DIRECTION — The required output is a word-for-word copy of the lines from the line bearing "Clone this chart in Chart.js." through the line bearing "const profondita = 2700000;", inclusive, and no other lines.

[Plotting code records]
━━━━━━━━━━━━━━━━━━━━
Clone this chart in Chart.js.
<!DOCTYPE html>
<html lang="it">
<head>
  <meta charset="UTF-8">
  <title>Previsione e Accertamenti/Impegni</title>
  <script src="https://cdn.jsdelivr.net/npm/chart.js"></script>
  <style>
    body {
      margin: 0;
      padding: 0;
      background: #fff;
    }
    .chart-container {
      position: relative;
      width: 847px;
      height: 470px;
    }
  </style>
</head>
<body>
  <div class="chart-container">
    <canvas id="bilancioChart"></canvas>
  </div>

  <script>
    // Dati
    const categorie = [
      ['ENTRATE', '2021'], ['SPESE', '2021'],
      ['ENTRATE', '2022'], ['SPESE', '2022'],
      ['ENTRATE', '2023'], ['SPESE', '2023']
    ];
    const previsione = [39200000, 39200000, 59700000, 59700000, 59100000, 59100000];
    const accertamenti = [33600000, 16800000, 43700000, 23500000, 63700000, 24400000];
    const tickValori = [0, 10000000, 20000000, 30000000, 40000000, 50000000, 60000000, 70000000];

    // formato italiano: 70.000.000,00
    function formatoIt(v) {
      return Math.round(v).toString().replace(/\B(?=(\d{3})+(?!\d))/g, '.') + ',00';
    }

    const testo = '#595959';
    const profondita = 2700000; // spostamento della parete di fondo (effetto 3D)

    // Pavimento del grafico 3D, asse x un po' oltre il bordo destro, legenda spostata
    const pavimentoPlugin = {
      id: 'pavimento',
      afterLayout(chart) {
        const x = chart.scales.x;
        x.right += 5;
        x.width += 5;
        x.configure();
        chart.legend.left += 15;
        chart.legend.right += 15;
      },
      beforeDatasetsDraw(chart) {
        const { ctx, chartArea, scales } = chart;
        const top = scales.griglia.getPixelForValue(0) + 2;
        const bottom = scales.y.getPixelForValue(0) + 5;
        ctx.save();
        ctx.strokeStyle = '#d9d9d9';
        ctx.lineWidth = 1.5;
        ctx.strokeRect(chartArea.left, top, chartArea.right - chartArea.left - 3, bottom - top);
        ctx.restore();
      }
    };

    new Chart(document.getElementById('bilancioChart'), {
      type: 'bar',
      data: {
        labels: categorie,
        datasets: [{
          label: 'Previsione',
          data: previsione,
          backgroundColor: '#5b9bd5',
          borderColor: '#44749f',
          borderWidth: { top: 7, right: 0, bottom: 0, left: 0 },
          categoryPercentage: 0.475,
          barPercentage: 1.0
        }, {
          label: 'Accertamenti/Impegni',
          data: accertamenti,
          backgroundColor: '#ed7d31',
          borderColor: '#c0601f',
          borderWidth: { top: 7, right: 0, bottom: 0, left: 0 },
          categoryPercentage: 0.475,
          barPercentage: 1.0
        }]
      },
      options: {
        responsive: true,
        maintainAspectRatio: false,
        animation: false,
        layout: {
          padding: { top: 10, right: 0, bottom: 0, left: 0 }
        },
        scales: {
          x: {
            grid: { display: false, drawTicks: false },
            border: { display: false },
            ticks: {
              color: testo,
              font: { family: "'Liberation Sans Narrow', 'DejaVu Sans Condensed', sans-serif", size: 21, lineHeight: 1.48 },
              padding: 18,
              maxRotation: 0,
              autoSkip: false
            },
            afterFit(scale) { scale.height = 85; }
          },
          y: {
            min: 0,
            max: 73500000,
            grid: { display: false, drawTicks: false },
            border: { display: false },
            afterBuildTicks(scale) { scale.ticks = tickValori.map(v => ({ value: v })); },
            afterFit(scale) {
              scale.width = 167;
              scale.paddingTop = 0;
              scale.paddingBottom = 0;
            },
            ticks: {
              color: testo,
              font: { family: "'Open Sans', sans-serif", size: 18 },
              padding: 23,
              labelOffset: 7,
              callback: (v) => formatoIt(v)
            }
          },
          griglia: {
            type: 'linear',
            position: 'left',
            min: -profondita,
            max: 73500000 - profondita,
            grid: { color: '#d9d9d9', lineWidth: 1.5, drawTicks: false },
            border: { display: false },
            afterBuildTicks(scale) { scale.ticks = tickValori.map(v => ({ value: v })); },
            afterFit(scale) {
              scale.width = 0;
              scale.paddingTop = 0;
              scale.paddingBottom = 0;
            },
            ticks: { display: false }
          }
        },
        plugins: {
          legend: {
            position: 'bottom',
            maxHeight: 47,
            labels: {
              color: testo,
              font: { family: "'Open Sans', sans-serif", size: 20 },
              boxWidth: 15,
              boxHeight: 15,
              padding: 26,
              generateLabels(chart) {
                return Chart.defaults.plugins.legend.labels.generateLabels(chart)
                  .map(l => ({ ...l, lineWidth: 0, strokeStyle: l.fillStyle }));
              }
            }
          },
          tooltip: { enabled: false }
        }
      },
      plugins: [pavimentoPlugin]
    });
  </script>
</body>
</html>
━━━━━━━━━━━━━━━━━━━━
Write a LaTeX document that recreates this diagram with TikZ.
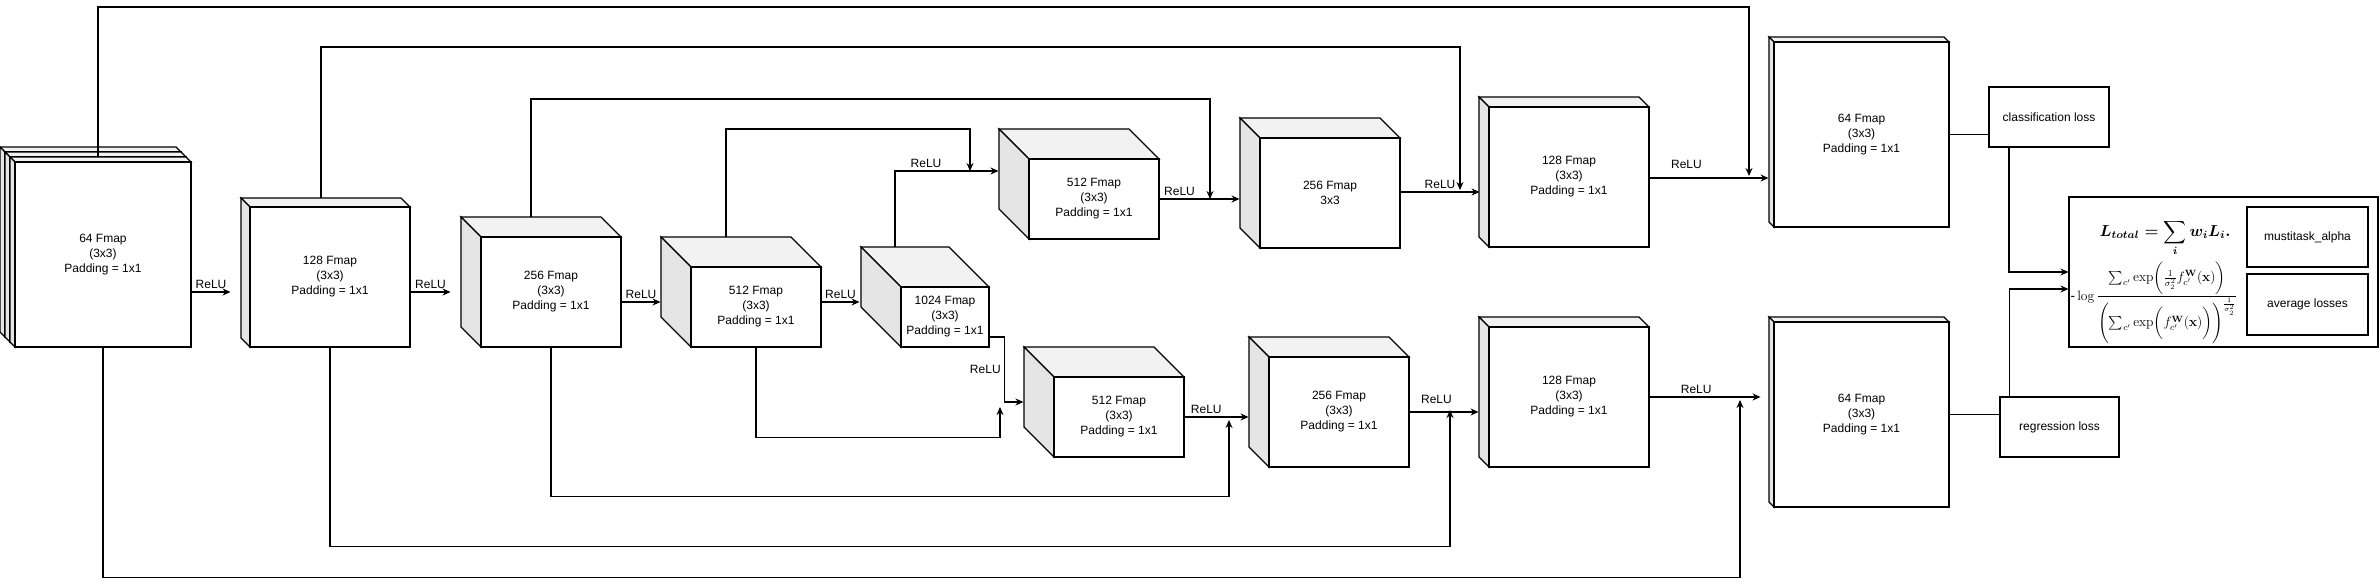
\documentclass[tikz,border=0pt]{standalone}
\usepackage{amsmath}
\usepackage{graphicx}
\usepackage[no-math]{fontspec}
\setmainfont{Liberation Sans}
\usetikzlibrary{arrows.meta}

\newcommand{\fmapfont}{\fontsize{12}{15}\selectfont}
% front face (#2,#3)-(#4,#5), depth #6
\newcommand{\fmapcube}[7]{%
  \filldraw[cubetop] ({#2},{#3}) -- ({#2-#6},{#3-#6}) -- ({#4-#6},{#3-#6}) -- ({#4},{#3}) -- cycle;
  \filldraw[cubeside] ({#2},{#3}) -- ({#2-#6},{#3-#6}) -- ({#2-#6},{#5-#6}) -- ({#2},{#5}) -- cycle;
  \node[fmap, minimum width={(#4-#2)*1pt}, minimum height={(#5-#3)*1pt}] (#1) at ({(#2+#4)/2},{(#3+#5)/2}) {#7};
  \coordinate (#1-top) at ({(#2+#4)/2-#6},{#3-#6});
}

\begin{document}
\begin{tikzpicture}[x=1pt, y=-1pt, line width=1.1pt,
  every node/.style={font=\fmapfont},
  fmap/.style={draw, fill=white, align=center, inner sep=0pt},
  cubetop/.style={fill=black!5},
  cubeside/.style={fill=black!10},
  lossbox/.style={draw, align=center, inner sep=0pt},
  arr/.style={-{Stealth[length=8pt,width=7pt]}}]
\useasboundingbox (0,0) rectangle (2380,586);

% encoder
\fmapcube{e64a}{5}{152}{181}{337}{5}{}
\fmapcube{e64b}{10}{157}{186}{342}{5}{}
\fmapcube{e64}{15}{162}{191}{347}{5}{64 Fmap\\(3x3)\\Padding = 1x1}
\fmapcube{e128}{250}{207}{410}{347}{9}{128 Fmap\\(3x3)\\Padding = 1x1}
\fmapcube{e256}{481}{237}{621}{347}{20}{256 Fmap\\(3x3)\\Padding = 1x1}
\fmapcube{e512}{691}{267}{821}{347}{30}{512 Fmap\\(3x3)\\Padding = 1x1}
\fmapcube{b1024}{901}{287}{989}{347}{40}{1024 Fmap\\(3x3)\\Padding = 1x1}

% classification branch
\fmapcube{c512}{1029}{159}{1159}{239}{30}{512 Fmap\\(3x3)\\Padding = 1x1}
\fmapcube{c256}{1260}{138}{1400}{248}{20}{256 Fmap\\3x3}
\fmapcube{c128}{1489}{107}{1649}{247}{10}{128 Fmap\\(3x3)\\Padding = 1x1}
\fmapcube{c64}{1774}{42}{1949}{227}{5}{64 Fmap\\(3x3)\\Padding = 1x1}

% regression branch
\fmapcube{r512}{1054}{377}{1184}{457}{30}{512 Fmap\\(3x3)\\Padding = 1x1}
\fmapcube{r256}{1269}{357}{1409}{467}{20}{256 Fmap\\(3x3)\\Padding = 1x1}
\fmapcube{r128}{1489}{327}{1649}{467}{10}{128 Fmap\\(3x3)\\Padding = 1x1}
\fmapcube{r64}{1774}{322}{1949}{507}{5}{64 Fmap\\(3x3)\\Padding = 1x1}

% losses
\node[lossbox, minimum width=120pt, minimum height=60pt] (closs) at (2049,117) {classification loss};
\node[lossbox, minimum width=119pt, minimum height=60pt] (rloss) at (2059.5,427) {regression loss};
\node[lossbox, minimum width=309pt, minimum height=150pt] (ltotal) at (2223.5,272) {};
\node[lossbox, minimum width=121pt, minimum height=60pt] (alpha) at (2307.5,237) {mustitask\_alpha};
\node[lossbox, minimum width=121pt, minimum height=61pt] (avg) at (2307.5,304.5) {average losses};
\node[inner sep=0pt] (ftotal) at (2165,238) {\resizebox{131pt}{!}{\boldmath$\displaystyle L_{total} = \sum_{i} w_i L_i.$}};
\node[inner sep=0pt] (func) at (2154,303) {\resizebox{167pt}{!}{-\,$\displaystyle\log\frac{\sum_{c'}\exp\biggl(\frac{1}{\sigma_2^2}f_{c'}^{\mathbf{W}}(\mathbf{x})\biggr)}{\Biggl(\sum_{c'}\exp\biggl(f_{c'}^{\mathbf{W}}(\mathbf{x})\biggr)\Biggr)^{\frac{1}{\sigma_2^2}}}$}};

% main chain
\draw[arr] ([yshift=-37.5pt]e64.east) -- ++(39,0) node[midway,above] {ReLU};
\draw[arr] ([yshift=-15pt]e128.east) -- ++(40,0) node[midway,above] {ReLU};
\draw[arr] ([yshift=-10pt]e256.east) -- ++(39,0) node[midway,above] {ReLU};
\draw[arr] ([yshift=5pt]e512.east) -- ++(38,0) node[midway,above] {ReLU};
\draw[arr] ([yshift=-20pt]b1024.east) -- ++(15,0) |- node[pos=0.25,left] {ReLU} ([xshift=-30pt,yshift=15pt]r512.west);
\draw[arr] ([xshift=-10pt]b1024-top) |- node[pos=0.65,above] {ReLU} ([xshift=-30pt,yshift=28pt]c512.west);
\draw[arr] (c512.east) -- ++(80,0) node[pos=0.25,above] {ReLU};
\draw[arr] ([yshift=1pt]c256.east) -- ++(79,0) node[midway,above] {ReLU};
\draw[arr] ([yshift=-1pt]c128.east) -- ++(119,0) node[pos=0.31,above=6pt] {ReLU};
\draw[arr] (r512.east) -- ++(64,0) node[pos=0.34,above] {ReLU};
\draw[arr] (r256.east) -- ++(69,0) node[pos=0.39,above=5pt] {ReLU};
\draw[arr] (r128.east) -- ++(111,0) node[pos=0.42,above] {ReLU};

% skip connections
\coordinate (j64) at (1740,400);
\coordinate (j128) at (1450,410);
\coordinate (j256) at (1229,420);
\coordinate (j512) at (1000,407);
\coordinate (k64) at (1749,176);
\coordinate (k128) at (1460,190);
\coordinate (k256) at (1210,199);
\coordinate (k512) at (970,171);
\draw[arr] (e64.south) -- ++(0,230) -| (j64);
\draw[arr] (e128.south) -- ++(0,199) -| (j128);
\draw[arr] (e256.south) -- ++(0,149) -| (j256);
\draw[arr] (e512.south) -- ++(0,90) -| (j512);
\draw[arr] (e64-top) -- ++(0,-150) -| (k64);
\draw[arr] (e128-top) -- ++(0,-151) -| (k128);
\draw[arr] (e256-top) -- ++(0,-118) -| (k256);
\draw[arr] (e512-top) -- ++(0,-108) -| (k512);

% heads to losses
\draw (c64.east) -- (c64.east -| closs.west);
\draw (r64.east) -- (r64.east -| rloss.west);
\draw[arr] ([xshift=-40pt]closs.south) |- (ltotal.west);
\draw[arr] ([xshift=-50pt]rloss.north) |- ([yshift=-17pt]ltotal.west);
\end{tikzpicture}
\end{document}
━━━━━━━━━━━━━━━━━━━━
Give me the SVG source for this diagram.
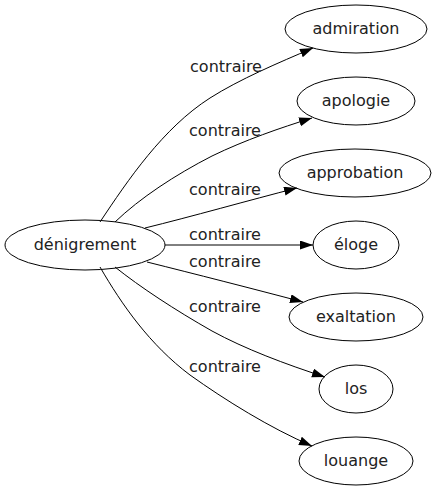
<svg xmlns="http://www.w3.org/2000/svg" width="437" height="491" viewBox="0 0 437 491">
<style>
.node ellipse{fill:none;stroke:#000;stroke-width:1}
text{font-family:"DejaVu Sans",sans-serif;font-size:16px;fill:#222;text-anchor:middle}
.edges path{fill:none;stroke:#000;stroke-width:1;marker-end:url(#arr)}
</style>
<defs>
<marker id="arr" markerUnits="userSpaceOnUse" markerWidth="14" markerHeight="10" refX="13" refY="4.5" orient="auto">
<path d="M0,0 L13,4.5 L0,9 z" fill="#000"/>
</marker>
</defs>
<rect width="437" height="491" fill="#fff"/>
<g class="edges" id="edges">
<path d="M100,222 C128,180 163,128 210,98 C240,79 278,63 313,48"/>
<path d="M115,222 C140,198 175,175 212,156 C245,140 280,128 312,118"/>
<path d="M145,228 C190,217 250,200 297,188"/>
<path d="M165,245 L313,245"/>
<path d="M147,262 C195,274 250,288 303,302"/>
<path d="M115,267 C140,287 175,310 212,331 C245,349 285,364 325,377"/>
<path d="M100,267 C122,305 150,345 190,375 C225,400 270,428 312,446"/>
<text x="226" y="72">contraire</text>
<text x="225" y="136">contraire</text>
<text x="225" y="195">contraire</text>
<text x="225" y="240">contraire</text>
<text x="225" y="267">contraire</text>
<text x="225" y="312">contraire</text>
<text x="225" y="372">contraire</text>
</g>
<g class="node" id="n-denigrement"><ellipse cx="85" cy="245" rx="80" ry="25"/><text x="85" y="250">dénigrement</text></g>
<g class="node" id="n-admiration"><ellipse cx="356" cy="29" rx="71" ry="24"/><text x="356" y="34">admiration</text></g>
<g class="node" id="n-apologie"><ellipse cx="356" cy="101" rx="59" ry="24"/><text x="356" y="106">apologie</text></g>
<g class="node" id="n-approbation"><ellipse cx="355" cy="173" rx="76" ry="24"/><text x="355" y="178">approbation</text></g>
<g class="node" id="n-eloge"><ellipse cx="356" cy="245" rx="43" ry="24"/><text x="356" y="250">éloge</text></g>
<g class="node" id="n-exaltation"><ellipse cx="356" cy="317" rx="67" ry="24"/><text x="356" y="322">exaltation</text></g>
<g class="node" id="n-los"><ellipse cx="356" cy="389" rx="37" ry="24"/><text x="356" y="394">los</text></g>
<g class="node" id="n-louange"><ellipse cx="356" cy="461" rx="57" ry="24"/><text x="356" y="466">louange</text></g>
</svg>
━━━━━━━━━━━━━━━━━━━━
REPLY TO THE TASK —
Clone this chart in Chart.js.
<!DOCTYPE html>
<html lang="it">
<head>
  <meta charset="UTF-8">
  <title>Previsione e Accertamenti/Impegni</title>
  <script src="https://cdn.jsdelivr.net/npm/chart.js"></script>
  <style>
    body {
      margin: 0;
      padding: 0;
      background: #fff;
    }
    .chart-container {
      position: relative;
      width: 847px;
      height: 470px;
    }
  </style>
</head>
<body>
  <div class="chart-container">
    <canvas id="bilancioChart"></canvas>
  </div>

  <script>
    // Dati
    const categorie = [
      ['ENTRATE', '2021'], ['SPESE', '2021'],
      ['ENTRATE', '2022'], ['SPESE', '2022'],
      ['ENTRATE', '2023'], ['SPESE', '2023']
    ];
    const previsione = [39200000, 39200000, 59700000, 59700000, 59100000, 59100000];
    const accertamenti = [33600000, 16800000, 43700000, 23500000, 63700000, 24400000];
    const tickValori = [0, 10000000, 20000000, 30000000, 40000000, 50000000, 60000000, 70000000];

    // formato italiano: 70.000.000,00
    function formatoIt(v) {
      return Math.round(v).toString().replace(/\B(?=(\d{3})+(?!\d))/g, '.') + ',00';
    }

    const testo = '#595959';
    const profondita = 2700000; // spostamento della parete di fondo (effetto 3D)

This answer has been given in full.